Исраэль Кноль справедливо отмечает роль монархического периода в этом процессе. Тем не менее он останавливается больше на отрицательной стороне этой роли — культе Ба’аля, появлении культовых статуй и других иконических изображений. Однако в этот период действуют и важнейшие израильские пророки, которые активно сопротивляются как этим частичным нововведениям, так и становлению крепкой монархии в целом. В дискурсе пророков YHWH выступает заступником социальной справедливости — того первозданного равенства и порядка, которое, по их интуиции, имело место на племенном уровне развития древнеизраильской общности. Критикуя идолопоклонство и многобожие, пророки выступают заодно и против новых социальных феноменов: имущественного расслоения, нарушения старых земельных наделов, становления аристократии — в общем, всего того, что сопровождает переход от племенной вольницы к полноценному государству. Требование служить Богу, а не личной выгоде приобретает актуальность именно в этой исторической ситуации, тогда как служение другим богам, прежде всего Ба’алю, становится символом измены племенным ценностям равенства и братства. Этот этап развития библейского монотеизма можно назвать монолатрией — единослужением: другие боги еще не вполне отрицаются, однако поклонение им рассматривается пророками как запретное. Так, даже впоследствии одна из первых заповедей Синайского откровения будет гласить: «Да не будет у тебя других богов перед Моим лицом» (Исх. 20:3, Втор. 5:7), — их не должно быть «у тебя», но само существование различных божеств еще допускается. В этот же период пророки достаточно активно обращаются и за пределы своего народа: по-видимому, Бог постепенно становится заступником всех угнетенных на свете — не только израильтян.
Иерусалимский Храм: новоевропейское изображение. Ф. де Шампань, «Вид на Иерусалим и Храм царя Шломо (Соломона)», XVII в.
The Metropolitan Museum of Art
Идеи монолатрии были по-своему восприняты и использованы иерусалимской монархией в ее поздний период, когда Самарийское царство пало под натиском Ассирии. В это время мы сталкиваемся с реформами царей Хизкии (Хизки-Яѓу, Езекии, конец VIII в. до х. э.) и Йошии (Йоши-Яѓу, Иосии, конец VII в. х. э.), которые настаивают на централизации культа: единственному Богу предлагается теперь поклоняться в одном-единственном месте — Иерусалимском Храме. Напротив, все множество локальных жертвенников и святилищ объявляется вне закона. Ученые спорят о том, насколько реформы были масштабны в реальности и насколько достигли успеха, однако в любом случае здесь речь идет еще об одном шаге в развитии монотеизма, в том числе в смысле радикального столкновения с привычными культовыми практиками. Именно на этом этапе наиболее ярко проявляется революционная природа монотеизма: старые формы культа отменяются, жертвенники оскверняются, священные статуи разламываются. Никакая толерантность к ним более невозможна. И касается это теперь не узкой интеллектуальной верхушки, а всего строя народной религии. Однако и этот момент революции потребовал двух серий реформ, а потом — Вавилонского плена, чтобы достичь своего результата.

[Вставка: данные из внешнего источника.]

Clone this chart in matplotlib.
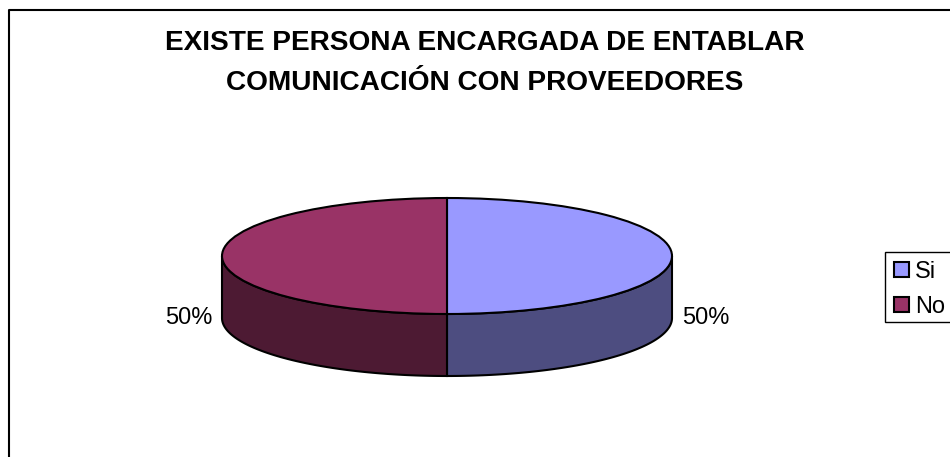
import numpy as np
import matplotlib
matplotlib.use("Agg")
import matplotlib.pyplot as plt

plt.rcParams['font.family'] = ['Liberation Sans', 'DejaVu Sans']

# Chart data
categories = ["Si", "No"]
values = [50, 50]
top_colors = ["#9999FF", "#993366"]
side_colors = ["#4D4D80", "#4D1A33"]
title = "EXISTE PERSONA ENCARGADA DE ENTABLAR\nCOMUNICACIÓN CON PROVEEDORES"

W, H = 950, 457
cx, cy = 447, 256      # pie centre in pixels
rx, ry = 225, 58       # ellipse radii in pixels
depth = 62 / ry        # side height in ellipse units

fig = plt.figure(figsize=(W / 100, H / 100), dpi=100)
ax = fig.add_axes([0, 0, 1, 1])

# Side wall, only the front half of the ellipse is visible
shares = np.array(values) / sum(values) * 360
start = 90
for share, color in zip(shares, side_colors):
    a0, a1 = start - share, start
    start = a0
    a0 = max(a0, -180)
    a1 = min(a1, 0)
    if a1 <= a0:
        a0, a1 = a0 + 360, a1 + 360
        a0, a1 = max(a0, 180), min(a1, 360)
    t = np.radians(np.linspace(a0, a1, 80))
    xs = np.concatenate([np.cos(t), np.cos(t[::-1])])
    ys = np.concatenate([np.sin(t), np.sin(t[::-1]) - depth])
    ax.fill(xs, ys, facecolor=color, edgecolor="black", linewidth=1.5, zorder=1)

# Top of the pie
wedges, _ = ax.pie(values, colors=top_colors, startangle=90, counterclock=False,
                   radius=1, wedgeprops=dict(edgecolor="black", linewidth=1.5, zorder=2))
for w in wedges:
    w.set_zorder(2)

ax.set_aspect("auto")
ax.set_xlim(-cx / rx, (W - cx) / rx)
ax.set_ylim(-(H - cy) / ry, cy / ry)
ax.set_axis_off()

# Text positioned in pixels from top left
def px(x, y):
    return x / W, 1 - y / H

fig.text(*px(485, 63.5), title, ha="center", va="center", fontsize=20.2, fontweight="bold",
         linespacing=1.7, color="black")
fig.text(*px(212, 318), f"{values[1]}%", ha="right", va="center", fontsize=17)
fig.text(*px(682, 318), f"{values[0]}%", ha="left", va="center", fontsize=17)

# Chart frame, runs off the right and bottom of the image
fig.add_artist(plt.Line2D([px(9, 0)[0], px(9, 0)[0], 1], [0, px(0, 9.5)[1], px(0, 9.5)[1]],
                          color="black", linewidth=1.5))

# Legend, the box is drawn apart so it can sit tighter than the entries
x0, y0 = px(885, 322)
x1, y1 = px(960, 252)
fig.add_artist(plt.Rectangle((x0, y0), x1 - x0, y1 - y0, transform=fig.transFigure,
                             facecolor="white", edgecolor="black", linewidth=1))
leg = ax.legend(wedges, categories, loc="upper left", bbox_to_anchor=px(885, 252),
                bbox_transform=fig.transFigure, fontsize=17, frameon=False,
                borderaxespad=0, borderpad=0.38,
                handlelength=0.64, handleheight=0.64, handletextpad=0.26, labelspacing=0.54)
leg.set_zorder(5)
fig.add_artist(leg)

fig.savefig("out.png", dpi=100)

Наконец, колоссальным фактором в трансформации библейской религиозности стал катастрофический исторический опыт, завершивший период монархии: ассирийский плен Самарийского царства (VIII в. до х. э.) и, главное, Вавилонский плен Иерусалимского царства (VI в. до х. э.). Депортация Самарии привела к полному исчезновению ее населения в плавильном котле Ассирийской империи и произвела неизгладимое впечатление на жителей Иерусалимского царства. Ей предшествовало падение сильнейшего северного соседа, Арама (Дамасского царства), и много лет дипломатического взаимодействия с Ассирией. Век спустя Иерусалимскому царству было суждено и самому разделить опыт своих собратьев. В этот период новым вызовом стало противостояние мировым империям (сперва Ассирии, затем Вавилону). Именно этот стимул, по-видимому, стал решающим в формировании образа Бога как вселенского господина, Царя народов, повелителя истории. Территориальным претензиям имперских владык на мировое господство иудейская мысль противопоставила еще более высокую инстанцию, для которой Ассирия или Вавилон тоже суть лишь временные орудия. Земля целиком стала принадлежать Богу, который отбирал или давал народам политическую независимость или господство по Ему лишь известному плану.

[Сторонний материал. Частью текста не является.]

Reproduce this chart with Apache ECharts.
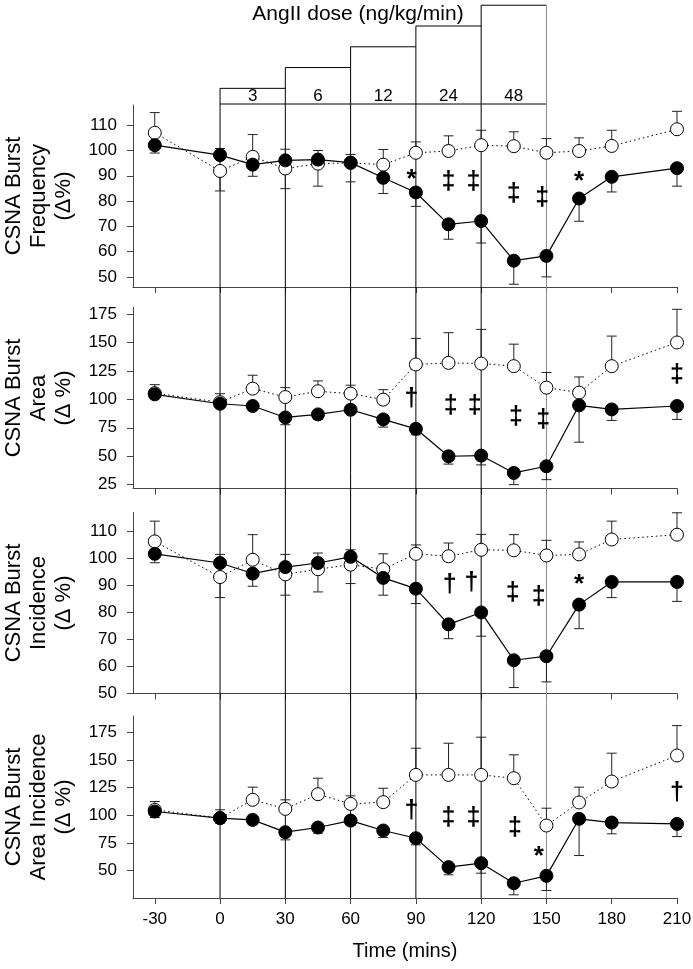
<!DOCTYPE html>
<html><head><meta charset="utf-8">
<script src="https://cdn.jsdelivr.net/npm/echarts@6/dist/echarts.min.js"></script>
<style>html,body{margin:0;padding:0;background:#fff}#c{width:693px;height:969px}</style>
</head><body><div id="c"></div>
<script>
// ---------- DATA ----------
const times = [-30, 0, 15, 30, 45, 60, 75, 90, 105, 120, 135, 150, 165, 180, 210];
const xTicks = [-30, 0, 30, 60, 90, 120, 150, 180, 210];

// Dose steps (AngII, ng/kg/min)
const doseStart = [0, 30, 60, 90, 120];
const doseEnd = [30, 60, 90, 120, 150];
const doseValues = [3, 6, 12, 24, 48];
const doseLabels = ['3', '6', '12', '24', '48'];

// Panel 1: CSNA Burst Frequency
const freqAng = [102.1, 98.2, 94.4, 96.1, 96.4, 95.2, 89.2, 83.4, 70.8, 72.1, 56.4, 58.3, 81.0, 89.6, 93.0];
const freqAngErr = [99.0, 100.8, 89.8, 100.5, 100.0, 98.4, 83.0, 77.9, 64.9, 63.4, 47.1, 50.0, 72.0, 83.6, 85.9];
const freqCtl = [107.0, 91.9, 97.5, 92.9, 94.8, 95.1, 94.4, 99.1, 99.8, 102.1, 101.7, 99.1, 99.8, 101.8, 108.4];
const freqCtlErr = [115.0, 84.0, 106.3, 84.9, 85.9, 87.6, 100.4, 103.4, 105.8, 108.0, 107.4, 104.7, 105.0, 108.0, 115.5];
const freqSigX = [88, 105, 116.5, 135, 148, 165];
const freqSigY = [91.1, 87.5, 87.5, 82.6, 81.2, 90.5];
const freqSigT = ['*', '‡', '‡', '‡', '‡', '*'];

// Panel 2: CSNA Burst Area
const areaAng = [104.5, 96.2, 94.2, 84.1, 86.8, 90.9, 82.4, 74.1, 49.9, 50.5, 35.2, 41.1, 94.8, 91.2, 94.2];
const areaAngErr = [100.7, 93.0, 91.0, 77.7, 82.4, 88.0, 75.6, 68.8, 43.0, 42.3, 24.9, 29.3, 62.3, 81.5, 82.4];
const areaCtl = [105.5, 97.5, 109.5, 102.1, 107.2, 105.1, 99.8, 130.8, 132.2, 131.6, 129.3, 110.4, 106.0, 129.3, 150.2];
const areaCtlErr = [113.0, 105.0, 121.3, 110.4, 116.3, 112.5, 108.6, 153.8, 158.8, 161.7, 148.7, 123.7, 119.8, 155.8, 179.4];
const areaSigX = [88, 106, 117, 136, 148.5, 210];
const areaSigY = [100.7, 93.9, 93.9, 84.4, 81.5, 121.3];
const areaSigT = ['†', '‡', '‡', '‡', '‡', '‡'];

// Panel 3: CSNA Burst Incidence
const incAng = [101.7, 98.3, 94.4, 96.8, 98.3, 100.6, 92.8, 88.8, 75.6, 80.0, 62.3, 63.8, 82.9, 91.3, 91.3];
const incAngErr = [98.4, 101.5, 89.7, 101.5, 102.0, 103.2, 86.4, 83.3, 70.3, 71.2, 52.2, 54.3, 74.0, 85.5, 84.1];
const incCtl = [106.3, 93.1, 99.5, 94.1, 96.0, 97.7, 96.0, 101.7, 100.8, 103.2, 103.0, 101.1, 101.5, 107.0, 108.8];
const incCtlErr = [113.8, 85.5, 108.8, 86.4, 87.6, 90.7, 101.7, 105.0, 105.7, 108.9, 108.8, 106.7, 106.1, 113.8, 116.9];
const incSigX = [105.5, 115.5, 134.5, 146.5, 165];
const incSigY = [90.0, 90.7, 87.0, 85.5, 93.0];
const incSigT = ['†', '†', '‡', '‡', '*'];

// Panel 4: CSNA Burst Area Incidence
const aiAng = [103.4, 97.4, 95.8, 84.7, 88.9, 95.2, 86.2, 79.2, 53.0, 56.6, 38.4, 45.1, 96.8, 93.4, 92.2];
const aiAngErr = [98.0, 93.0, 92.0, 77.7, 83.8, 91.0, 79.8, 73.2, 46.0, 47.5, 27.9, 31.8, 63.5, 83.2, 80.7];
const aiCtl = [104.9, 97.5, 114.0, 105.8, 119.1, 110.3, 111.9, 136.6, 136.6, 136.6, 133.6, 90.7, 111.6, 130.6, 154.2];
const aiCtlErr = [112.5, 105.0, 125.5, 114.0, 133.6, 117.6, 124.5, 160.8, 165.3, 170.8, 154.8, 106.4, 125.5, 156.3, 181.3];
const aiSigX = [88, 105, 116.5, 135.5, 146.5, 210];
const aiSigY = [103.4, 97.4, 97.4, 88.3, 68.5, 120.0];
const aiSigT = ['†', '‡', '‡', '‡', '*', '†'];

// Axis tick labels
const yTicks1 = [50, 60, 70, 80, 90, 100, 110];
const yTicks2 = [25, 50, 75, 100, 125, 150, 175];
const yTicks3 = [50, 60, 70, 80, 90, 100, 110];
const yTicks4 = [50, 75, 100, 125, 150, 175];

// ---------- LAYOUT / STYLE ----------
const FONT = '"Liberation Sans", Arial, Helvetica, sans-serif';
const GL = 133, GW = 544;
const X_MIN = -40, X_MAX = 210;
const panels = [
  {top: 105, height: 182, min: 46, max: 118, ticks: yTicks1, name: 'CSNA Burst\nFrequency\n(Δ%)',
   ang: freqAng, angErr: freqAngErr, ctl: freqCtl, ctlErr: freqCtlErr, sx: freqSigX, sy: freqSigY, st: freqSigT},
  {top: 307.5, height: 181, min: 21.5, max: 181, ticks: yTicks2, name: 'CSNA Burst\nArea\n(Δ %)',
   ang: areaAng, angErr: areaAngErr, ctl: areaCtl, ctlErr: areaCtlErr, sx: areaSigX, sy: areaSigY, st: areaSigT},
  {top: 512.5, height: 181, min: 50, max: 117, ticks: yTicks3, name: 'CSNA Burst\nIncidence\n(Δ %)',
   ang: incAng, angErr: incAngErr, ctl: incCtl, ctlErr: incCtlErr, sx: incSigX, sy: incSigY, st: incSigT},
  {top: 716, height: 182, min: 25, max: 190, ticks: yTicks4, name: 'CSNA Burst\nArea Incidence\n(Δ %)',
   ang: aiAng, angErr: aiAngErr, ctl: aiCtl, ctlErr: aiCtlErr, sx: aiSigX, sy: aiSigY, st: aiSigT}
];
const FULL_BOTTOM = panels[3].top + panels[3].height;
const DOSE_MIN = 1.78, DOSE_MAX = 50;

const grid = [], xAxis = [], yAxis = [], series = [];

function errRender(params, api) {
  const x = api.value(0), y = api.value(1), e = api.value(2);
  const p = api.coord([x, y]), q = api.coord([x, e]);
  const st = {stroke: '#222', lineWidth: 1};
  return {type: 'group', children: [
    {type: 'line', shape: {x1: p[0], y1: p[1], x2: q[0], y2: q[1]}, style: st},
    {type: 'line', shape: {x1: q[0] - 5, y1: q[1], x2: q[0] + 5, y2: q[1]}, style: st}
  ]};
}
function sigRender(texts) {
  return function (params, api) {
    const p = api.coord([api.value(0), api.value(1)]);
    const t = texts[params.dataIndex];
    const star = t === '*';
    return {type: 'text', x: p[0], y: p[1] + (star ? 7 : 0), style: {
      text: t, textAlign: 'center', textVerticalAlign: 'middle',
      font: (star ? 'bold 26px ' : 'bold 25px ') + FONT, fill: '#000'}};
  };
}

panels.forEach((pn, i) => {
  const last = i === 3;
  grid.push({left: GL, width: GW, top: pn.top, height: pn.height, containLabel: false, outerBoundsMode: 'none'});
  xAxis.push({
    type: 'value', gridIndex: i, min: X_MIN, max: X_MAX,
    axisLine: {show: true, onZero: false, lineStyle: {color: '#444', width: 1}},
    axisTick: {show: true, inside: false, length: 6, customValues: xTicks, lineStyle: {color: '#444'}},
    axisLabel: {show: last, customValues: xTicks, margin: 13, fontSize: 17, fontFamily: FONT, color: '#000'},
    splitLine: {show: false},
    name: last ? 'Time (mins)' : '', nameLocation: 'middle', nameGap: 43,
    nameTextStyle: {fontSize: 20, fontFamily: FONT, color: '#000'}
  });
  yAxis.push({
    type: 'value', gridIndex: i, min: pn.min, max: pn.max,
    axisLine: {show: true, onZero: false, lineStyle: {color: '#444', width: 1}},
    axisTick: {show: true, inside: false, length: 6, customValues: pn.ticks, lineStyle: {color: '#444'}},
    axisLabel: {customValues: pn.ticks, margin: 16, fontSize: 17, fontFamily: FONT, color: '#000'},
    splitLine: {show: false},
    name: pn.name, nameLocation: 'middle', nameRotate: 90, nameGap: 57,
    nameTextStyle: {fontSize: 22, lineHeight: 25, fontFamily: FONT, color: '#000', align: 'center'}
  });
  const errData = [];
  times.forEach((t, k) => {
    if (pn.ctlErr[k] != null) errData.push([t, pn.ctl[k], pn.ctlErr[k]]);
    if (pn.angErr[k] != null) errData.push([t, pn.ang[k], pn.angErr[k]]);
  });
  series.push({type: 'custom', xAxisIndex: i, yAxisIndex: i, z: 2, silent: true, clip: false,
    renderItem: errRender, encode: {x: 0, y: [1, 2]}, data: errData});
  series.push({type: 'line', xAxisIndex: i, yAxisIndex: i, z: 3, silent: true,
    data: times.map((t, k) => [t, pn.ctl[k]]),
    symbol: 'circle', symbolSize: 13, showSymbol: true,
    itemStyle: {color: '#fff', borderColor: '#000', borderWidth: 1},
    lineStyle: {color: '#000', width: 1, type: [1.5, 3]}});
  series.push({type: 'line', xAxisIndex: i, yAxisIndex: i, z: 4, silent: true,
    data: times.map((t, k) => [t, pn.ang[k]]),
    symbol: 'circle', symbolSize: 13, showSymbol: true,
    itemStyle: {color: '#000', borderColor: '#000', borderWidth: 1},
    lineStyle: {color: '#000', width: 1.2, type: 'solid'}});
  series.push({type: 'custom', xAxisIndex: i, yAxisIndex: i, z: 5, silent: true, clip: false,
    renderItem: sigRender(pn.st), encode: {x: 0, y: 1},
    data: pn.sx.map((x, k) => [x, pn.sy[k]])});
});

// dose grid
grid.push({left: GL, width: GW, top: 4, height: 100, containLabel: false, outerBoundsMode: 'none'});
xAxis.push({type: 'value', gridIndex: 4, min: X_MIN, max: X_MAX, show: false});
yAxis.push({type: 'log', logBase: 2, gridIndex: 4, min: DOSE_MIN, max: DOSE_MAX, show: false});
series.push({
  type: 'custom', xAxisIndex: 4, yAxisIndex: 4, z: 1, silent: true, clip: false,
  encode: {x: [0, 1], y: 2},
  data: doseStart.map((s, k) => [s, doseEnd[k], doseValues[k]]),
  renderItem: function (params, api) {
    const s = api.value(0), e = api.value(1), d = api.value(2);
    const tl = api.coord([s, d]), tr = api.coord([e, d]);
    const yb = api.coord([s, DOSE_MIN])[1];
    const st = {stroke: '#000', lineWidth: 1};
    const ch = [
      {type: 'line', shape: {x1: tl[0], y1: tl[1], x2: tl[0], y2: FULL_BOTTOM}, style: st},
      {type: 'line', shape: {x1: tl[0], y1: tl[1], x2: tr[0], y2: tr[1]}, style: st},
      {type: 'line', shape: {x1: tl[0], y1: yb, x2: tr[0], y2: yb}, style: st},
      {type: 'text', x: (tl[0] + tr[0]) / 2, y: yb + 1, style: {
        text: doseLabels[params.dataIndex], textAlign: 'center', textVerticalAlign: 'bottom',
        font: '17px ' + FONT, fill: '#000'}}
    ];
    if (params.dataIndex === doseStart.length - 1) {
      ch.push({type: 'line', shape: {x1: tr[0], y1: tr[1], x2: tr[0], y2: FULL_BOTTOM},
        style: {stroke: '#888', lineWidth: 1}});
    }
    return {type: 'group', children: ch};
  }
});

const chart = echarts.init(document.getElementById('c'), null, {renderer: 'canvas'});
chart.setOption({
  animation: false,
  backgroundColor: '#fff',
  grid, xAxis, yAxis, series,
  graphic: [{type: 'text', x: 358, y: 14, style: {
    text: 'AngII dose (ng/kg/min)', textAlign: 'center', textVerticalAlign: 'middle',
    font: '21px ' + FONT, fill: '#000'}}]
});
</script>
</body></html>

Вавилонский плен нанес глубокую травму иудейскому религиозному сознанию. При этом он разорвал старые связи с местом, окончательно уничтожив возможность любых локальных культовых практик. Избежали ассимиляции именно те слои депортированных, кто хранил верность наследию пророков и царей-централизаторов. В депортации они увидели заслуженное наказание за несоблюдение принципов монотеизма в прошлом, и это наказание стало наглядным доказательством истинности пророческой проповеди. Авторы, писавшие в изгнании, должны были найти опору за пределами иерусалимского культа (который был прекращен); этой опорой стала, с одной стороны, скорбная память об этом культе, а с другой — надежда на его восстановление. По-видимому, именно в этой среде сложилось и особое почитание седьмого дня, Шаббата, как своего рода замена Храму, локализованная не в пространстве, а во времени. И конечно, главным и неопровержимым подтверждением истинности древних пророчеств стало чудесное избавление из плена, когда новая империя, Персия, и в самом деле санкционировала возвращение депортированных и восстановление иерусалимского культа.